__WORK INSTRUCTIONS__. Pictures are not part of the copy; repeat everything else in the records exactly.

*** DATASET EXCERPTS

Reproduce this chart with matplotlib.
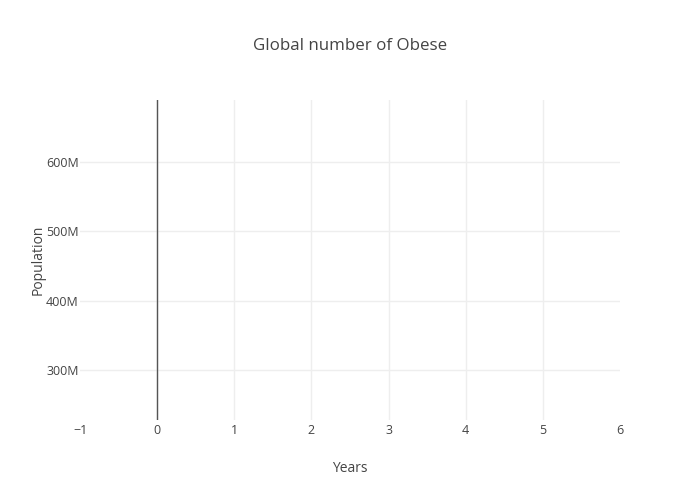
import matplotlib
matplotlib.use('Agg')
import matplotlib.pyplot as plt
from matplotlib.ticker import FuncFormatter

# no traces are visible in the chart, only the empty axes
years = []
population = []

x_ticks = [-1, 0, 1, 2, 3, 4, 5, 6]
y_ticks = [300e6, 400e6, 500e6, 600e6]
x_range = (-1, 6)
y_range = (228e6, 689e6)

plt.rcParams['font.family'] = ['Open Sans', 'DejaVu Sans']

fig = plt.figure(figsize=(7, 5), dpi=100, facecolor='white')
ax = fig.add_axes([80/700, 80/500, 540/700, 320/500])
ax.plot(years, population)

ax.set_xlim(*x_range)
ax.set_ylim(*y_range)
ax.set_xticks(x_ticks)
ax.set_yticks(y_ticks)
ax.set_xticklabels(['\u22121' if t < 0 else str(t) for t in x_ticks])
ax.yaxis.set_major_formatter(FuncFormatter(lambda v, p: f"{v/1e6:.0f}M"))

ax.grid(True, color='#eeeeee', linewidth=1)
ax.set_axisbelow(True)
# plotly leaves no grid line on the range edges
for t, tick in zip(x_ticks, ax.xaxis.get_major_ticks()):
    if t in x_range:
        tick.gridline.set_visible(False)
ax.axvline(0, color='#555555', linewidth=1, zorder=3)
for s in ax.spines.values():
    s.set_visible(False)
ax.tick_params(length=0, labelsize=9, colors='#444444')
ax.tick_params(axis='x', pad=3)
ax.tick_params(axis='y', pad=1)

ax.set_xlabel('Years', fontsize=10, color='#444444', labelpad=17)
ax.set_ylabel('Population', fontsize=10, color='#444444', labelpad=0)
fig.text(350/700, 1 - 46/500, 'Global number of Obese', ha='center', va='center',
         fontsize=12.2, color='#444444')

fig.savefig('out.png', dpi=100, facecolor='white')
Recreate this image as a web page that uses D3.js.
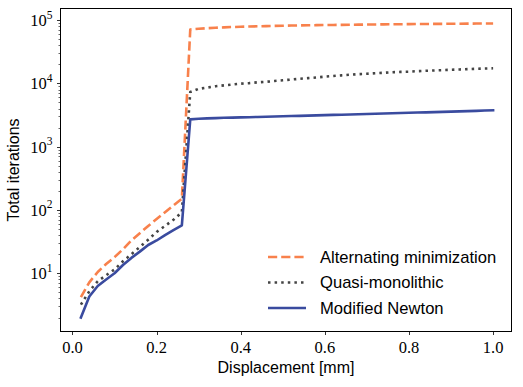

******

__TASK SOLUTION__.
Reproduce this chart with matplotlib.
import matplotlib
matplotlib.use('Agg')
import matplotlib.pyplot as plt
from matplotlib.ticker import FuncFormatter

# no traces are visible in the chart, only the empty axes
years = []
population = []

x_ticks = [-1, 0, 1, 2, 3, 4, 5, 6]
y_ticks = [300e6, 400e6, 500e6, 600e6]
x_range = (-1, 6)
y_range = (228e6, 689e6)

plt.rcParams['font.family'] = ['Open Sans', 'DejaVu Sans']

fig = plt.figure(figsize=(7, 5), dpi=100, facecolor='white')
ax = fig.add_axes([80/700, 80/500, 540/700, 320/500])
ax.plot(years, population)

ax.set_xlim(*x_range)
ax.set_ylim(*y_range)
ax.set_xticks(x_ticks)
ax.set_yticks(y_ticks)
ax.set_xticklabels(['\u22121' if t < 0 else str(t) for t in x_ticks])
ax.yaxis.set_major_formatter(FuncFormatter(lambda v, p: f"{v/1e6:.0f}M"))

ax.grid(True, color='#eeeeee', linewidth=1)
ax.set_axisbelow(True)
# plotly leaves no grid line on the range edges
for t, tick in zip(x_ticks, ax.xaxis.get_major_ticks()):
    if t in x_range:
        tick.gridline.set_visible(False)
ax.axvline(0, color='#555555', linewidth=1, zorder=3)
for s in ax.spines.values():
    s.set_visible(False)
ax.tick_params(length=0, labelsize=9, colors='#444444')
ax.tick_params(axis='x', pad=3)
ax.tick_params(axis='y', pad=1)

ax.set_xlabel('Years', fontsize=10, color='#444444', labelpad=17)
ax.set_ylabel('Population', fontsize=10, color='#444444', labelpad=0)
fig.text(350/700, 1 - 46/500, 'Global number of Obese', ha='center', va='center',
         fontsize=12.2, color='#444444')

fig.savefig('out.png', dpi=100, facecolor='white')
Recreate this image as a web page that uses D3.js.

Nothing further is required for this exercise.